Some things have happened over the course of the last several months that really made me think about how my girls are growing. Madison attended her first college fair and both girls took organized trips with their peers. During Madison’s multi-day All-State Music Festival experience and the National Catholic Youth Conference that spanned several days for Kennedy, each occasionally shared pictures of their activities. As I admired some of the pictures of them dining at restaurants with the group, I had a revelation about the bill. Would they know what to do?
In the same way that we discuss preparing our teens for driver’s education, rules for teen driving, making the most of a college fair, we also talk with our kids about finances. Once our teens started driving and venturing out without us, we felt the need to make sure they had access to resources in case of an emergency. So Madison and Kennedy have a (limited) credit card to ensure they aren’t stuck in a precarious predicament.
But this was different. Yes, the process of using the credit card to pay their bill is old hat. My concern was whether my teens knew when to tip and how much. I hoped this wasn’t a mom-fail moment.
After they returned home, I asked if they remembered to leave a tip for the waitstaff while dining out during their adventures. As if I was asking an outrageous question, both responded, “Of course.”
Then we went on a family trip over the holidays and I realized it wasn’t as simple as whether or not they tipped. Our family was joined by my in-laws which made the group size eating together larger than normal. While dining at one of the restaurants, one of the girls questioned a note on the menu that said gratuity is automatically calculated on groups of six and over. Aha! Another opportunity to teach them a life lesson!
This brought up the discussion about not only tipping, but that sometimes the tip is added to the bill without any input from the guest. I’ve seen people more than once add a tip to a bill only to later discover the tip was already included. Likewise, when you are at a restaurant with others and ask the server to split the bill, sometimes the tip will be added then as well. Since the girls have been attending events with multiple people – and receiving separate bills – they need to pay close attention to these details. As we’ve told them in the past, it’s important to check the bill or receipt to make sure everything is correct. Whether you’re shopping or receive a bill in the mail for school, utilities or registration for an activity, knowing that you’re paying what you expect is important.
Of course, restaurants aren’t the only place you should tip. They’ve seen us tip the staff at hotels, taxi drivers and the hairdresser also so they know it’s more than restaurant staff. Since they’ll be heading off to college in a couple years, I guess knowing they should tip for food that is delivered would be useful information. I queried friends on Facebook to find out what services I might be forgetting. They reinforced my thoughts while including a few I hadn’t considered. Here’s a comprehensive list of where you should teach your teen to leave a tip.

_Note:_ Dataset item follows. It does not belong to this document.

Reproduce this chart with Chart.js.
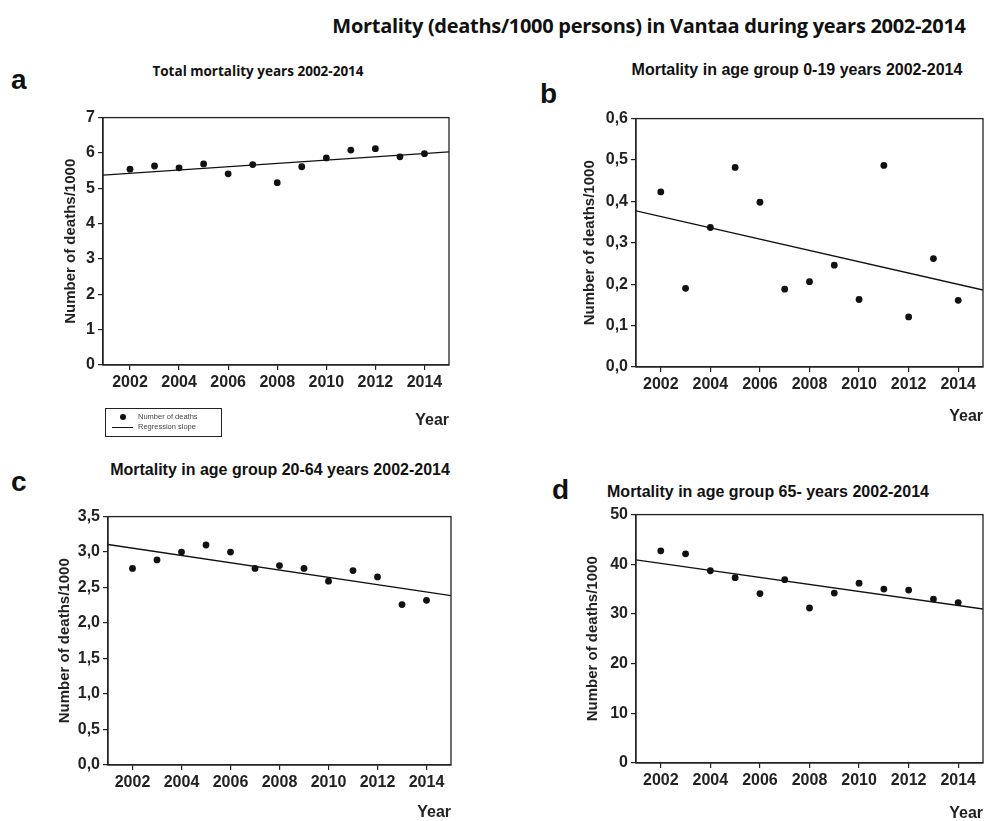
<!DOCTYPE html>
<html>
<head>
<meta charset="utf-8">
<script src="https://cdn.jsdelivr.net/npm/chart.js@4.4.1/dist/chart.umd.min.js"></script>
<style>
  html, body { margin: 0; padding: 0; background: #fff; overflow: hidden; }
  body { width: 992px; height: 821px; position: relative; font-family: "Liberation Sans", Arial, sans-serif; color: #111; }
  .abs { position: absolute; white-space: nowrap; }
  .main-title { left: 649px; top: 12px; transform: translateX(-50%); font-family: "Open Sans", sans-serif; font-weight: bold; font-size: 20px; letter-spacing: -0.3px; }
  .letter { font-weight: bold; font-size: 28px; line-height: 28px; }
  .ptitle { font-weight: bold; font-size: 16px; transform: translateX(-50%); }
  .ptitle.a { font-family: "Open Sans", sans-serif; font-size: 13.5px; }
  canvas { position: absolute; }
  .legend { left: 105px; top: 408px; width: 115px; height: 27px; border: 1.5px solid #222; }
  .legend div { position: absolute; font-size: 7.5px; color: #444; left: 32px; }
  .legend .dot { position: absolute; left: 14px; width: 6px; height: 6px; border-radius: 50%; background: #111; }
  .legend .ln { position: absolute; left: 6px; width: 21px; height: 0; border-top: 1px solid #111; }
</style>
</head>
<body>
<div class="abs main-title">Mortality (deaths/1000 persons) in Vantaa during years 2002-2014</div>

<div class="abs letter" style="left:11px; top:66px;">a</div>
<div class="abs letter" style="left:540px; top:80px;">b</div>
<div class="abs letter" style="left:11px; top:468px;">c</div>
<div class="abs letter" style="left:552px; top:476px;">d</div>

<div class="abs ptitle a" style="left:258px; top:62px;">Total mortality years 2002-2014</div>
<div class="abs ptitle" style="left:797px; top:61px;">Mortality in age group 0-19 years 2002-2014</div>
<div class="abs ptitle" style="left:280px; top:461px;">Mortality in age group 20-64 years 2002-2014</div>
<div class="abs ptitle" style="left:768px; top:483px;">Mortality in age group 65- years 2002-2014</div>

<canvas id="chartA"></canvas>
<canvas id="chartB"></canvas>
<canvas id="chartC"></canvas>
<canvas id="chartD"></canvas>

<div class="abs legend">
  <span class="dot" style="top:5px;"></span><div style="top:3px;">Number of deaths</div>
  <span class="ln" style="top:18px;"></span><div style="top:13px;">Regression slope</div>
</div>

<script>
// years and values
const years = [2002, 2003, 2004, 2005, 2006, 2007, 2008, 2009, 2010, 2011, 2012, 2013, 2014];
const xTicks = [2002, 2004, 2006, 2008, 2010, 2012, 2014];

const totalDeaths = [5.54, 5.63, 5.58, 5.69, 5.41, 5.67, 5.16, 5.61, 5.86, 6.08, 6.12, 5.89, 5.98];
const age0to19 = [0.423, 0.190, 0.337, 0.482, 0.398, 0.188, 0.206, 0.246, 0.163, 0.487, 0.121, 0.262, 0.161];
const age20to64 = [2.77, 2.89, 3.00, 3.10, 3.00, 2.77, 2.81, 2.77, 2.59, 2.74, 2.65, 2.26, 2.32];
const age65plus = [42.7, 42.1, 38.7, 37.3, 34.1, 36.9, 31.2, 34.2, 36.2, 35.0, 34.8, 33.0, 32.3];

// regression line end values at the left and right edge of each plot
const slopeTotal = [5.37, 6.03];
const slope0to19 = [0.377, 0.186];
const slope20to64 = [3.107, 2.387];
const slope65plus = [40.9, 31.0];

const yTicksA = [0, 1, 2, 3, 4, 5, 6, 7];
const yTicksB = [0, 0.1, 0.2, 0.3, 0.4, 0.5, 0.6];
const yTicksC = [0, 0.5, 1.0, 1.5, 2.0, 2.5, 3.0, 3.5];
const yTicksD = [0, 10, 20, 30, 40, 50];

const PAD_TOP = 12, PAD_RIGHT = 8;

// draws the top and right sides of the plot frame
const framePlugin = {
  id: 'frame',
  afterDraw(chart) {
    const a = chart.chartArea, ctx = chart.ctx;
    ctx.save();
    ctx.strokeStyle = '#222';
    ctx.lineWidth = 1.3;
    ctx.strokeRect(a.left, a.top, a.right - a.left, a.bottom - a.top);
    ctx.restore();
  }
};

function makePanel(id, box, values, slope, yTicks, decimals, xMin) {
  const canvas = document.getElementById(id);
  const w = box.yW + (box.r - box.l) + PAD_RIGHT;
  const h = PAD_TOP + (box.b - box.t) + box.xH;
  canvas.width = w;
  canvas.height = h;
  canvas.style.left = (box.l - box.yW) + 'px';
  canvas.style.top = (box.t - PAD_TOP) + 'px';

  const xMax = 2015;
  const tickFont = { family: '"Liberation Sans", Arial, sans-serif', size: 16, weight: 'bold' };

  new Chart(canvas.getContext('2d'), {
    data: {
      datasets: [{
        type: 'scatter',
        label: 'Number of deaths',
        data: years.map((y, i) => ({ x: y, y: values[i] })),
        pointRadius: 3.4,
        pointBackgroundColor: '#111',
        pointBorderColor: '#111',
        pointBorderWidth: 0
      }, {
        type: 'line',
        label: 'Regression slope',
        data: [{ x: xMin, y: slope[0] }, { x: xMax, y: slope[1] }],
        borderColor: '#111',
        borderWidth: 1.3,
        pointRadius: 0,
        fill: false
      }]
    },
    options: {
      responsive: false,
      animation: false,
      layout: { padding: { top: PAD_TOP, right: PAD_RIGHT, left: 0, bottom: 0 } },
      plugins: { legend: { display: false }, tooltip: { enabled: false } },
      scales: {
        x: {
          type: 'linear',
          min: xMin,
          max: xMax,
          afterBuildTicks: s => { s.ticks = xTicks.map(v => ({ value: v })); },
          afterFit: s => { s.height = box.xH; },
          grid: { drawOnChartArea: false, drawTicks: true, tickLength: 5, color: '#222', lineWidth: 1.2 },
          border: { display: true, color: '#222', width: 1.3 },
          ticks: { color: '#222', font: tickFont, padding: 3, maxRotation: 0, callback: v => String(v) },
          title: {
            display: true, text: 'Year', align: 'end', color: '#222',
            font: { family: '"Liberation Sans", Arial, sans-serif', size: 16, weight: 'bold' },
            padding: { top: 0, bottom: 0 }
          }
        },
        y: {
          type: 'linear',
          min: yTicks[0],
          max: yTicks[yTicks.length - 1],
          afterBuildTicks: s => { s.ticks = yTicks.map(v => ({ value: v })); },
          afterFit: s => { s.width = box.yW; },
          grid: { drawOnChartArea: false, drawTicks: true, tickLength: 5, color: '#222', lineWidth: 1.2 },
          border: { display: true, color: '#222', width: 1.3 },
          ticks: {
            color: '#222', font: tickFont, padding: 3,
            callback: v => v.toFixed(decimals).replace('.', ',')
          },
          title: {
            display: true, text: 'Number of deaths/1000', color: '#222',
            font: { family: '"Liberation Sans", Arial, sans-serif', size: 15, weight: 'bold' },
            padding: { top: 4, bottom: 0 }
          }
        }
      }
    },
    plugins: [framePlugin]
  });
}

makePanel('chartA', { l: 103, r: 449, t: 117, b: 365, yW: 45, xH: 65 }, totalDeaths, slopeTotal, yTicksA, 0, 2000.9);
makePanel('chartB', { l: 636, r: 983, t: 118, b: 367, yW: 59, xH: 59 }, age0to19, slope0to19, yTicksB, 1, 2001);
makePanel('chartC', { l: 108, r: 451, t: 516, b: 765, yW: 56, xH: 57 }, age20to64, slope20to64, yTicksC, 1, 2001);
makePanel('chartD', { l: 636, r: 983, t: 514, b: 763, yW: 56, xH: 60 }, age65plus, slope65plus, yTicksD, 0, 2001);
</script>
</body>
</html>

Even if these aren’t places they frequent now, there will come a time that they might and having that information in the back of their head is valuable.
People you should consider tipping:
- Restaurant staff
- Bartenders and baristas
- Hotel staff including bellhops and housekeeping
- Taxi/Car service drivers
- Salon and spa staff including for hair, nails, facials, massages and other spa treatments
- Delivery drivers such as food, grocery and moving services. (I inquired about flowers and was told it’s not expected since these are usually gifts.)
- Pet groomers (after all, they are salons for pets)
- Artists – whether retail (tattoo, etc.) or street performers
In addition to tipping these people during one-on-one interaction, don’t forget that annual gifts around the holidays are appreciated by music instructors, postal carriers, package delivery drivers and even teachers. Growing up, I remember my parents leaving a gift for our garbage man, too!
While you can tip whatever percentage or dollar amount you feel is appropriate, many restaurant receipts have gratuity calculations written on them as an aid. It’s worth noting that these recommended gratuity calculations typically include tax in their base. That isn’t the right way to do it. You should pay based on the total of your purchase, excluding the taxes. In addition, places that utilize modern point-of-purchase systems (such as Square) have a window pop-up before you sign that calculates the percentage for you or allows you to add your own amount. One of the most useful reminders that I received was that just because there’s a tip jar or a line on the receipt doesn’t mean you should feel obligated. (Thanks, Liz, for that reminder!) Likewise, if you have the opportunity to tip in person as opposed to on a receipt or through an app, do that. There’s something rewarding about feeling that appreciation directly.
Teaching your teens when to tip is an important life lesson and one that they’ll appreciate more once they are on the receiving end of the payment!
Do your teens know who to tip and how much?